A couple of weeks ago she was drinking her bottle of pre-pumped breast milk and started banging her head into my chest. I thought perhaps she wanted to nurse so I lifted my shirt. And she looked at my boob like she’d never seen it before. Just looked at it. She put her lips on it just for a second, pulled back, looked up at me, and giggled. Then she did it again—put her lips on it, pulled back and giggled. Hilarious. She really cracked herself up. She did this three or four times and while she was quite cute doing this, I did not find it funny. I’ve been replaying it in my darker moments.
I’ll get past it. She’s enormously healthy and there are other things I will eventually focus on, I’m sure. If she were adopted she would have been on formula from the beginning and I never would have worried about what she isn’t getting. Besides, the next thing we’ve got to work on convincing her to eat vegetables.
Quick hello and introduction
My baby is already 9 months old. In some ways I wish I had begun this blog much earlier in my mama days, but I was lucky to get through those first weeks with any shred of dignity, much less with writing to show. Besides, Anne Lamott caught that time pretty accurately in Operating Instructions (a great book).
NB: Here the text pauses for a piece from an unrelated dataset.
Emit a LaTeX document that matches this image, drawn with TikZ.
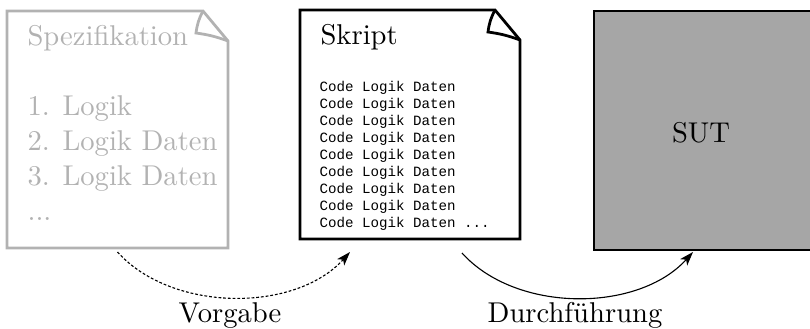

Her name is Frances Eleanor. She is a bit of a drama queen, her responses often so completely out of proportion to the situation. She has only a patch of hair on the very top of her head; thinks she should be able to always feed herself; squints her eyes shut in the cutest flirt; is unabashed about staring; throws a fit if I won't let her pull my hair; loves the dog more than anything. Does every parent think their baby is the cutest baby ever to exist on earth? I suspect so. Frances is seriously cute, has seriously won my heart, seriously tests my patience and makes me confront, over and over, who it is I want to be. So far I'm doing all right. I have a lot of support from other wonderful mamas with babes near her age. This helps enormously, to not feel you're swimming all alone in the cold dark waters. And they can be cold, let me tell you.
I teach English at a small university and am currently off for the summer. Initially going back to work (when she was 3 months) was a good thing, as my patience didn't wear all that well when she was tiny. Now I'm loving being home with her and wish I didn't have to go back. But, as my husband is finishing up graduate school, we need my full time income. It's possible that I'll be able to stay home when he's more gainfully employed.
I was 35 when she was born--a solidly GenX mom. This means some pretty specific things about my mothering identity, but we'll have to get to that in another post. This is just an introduction. I've always wanted to be a mom--was one of those little girls who dreamed of being a bride and named my future kids. And here I am. Here we are. We'll see if we can explore it some in print.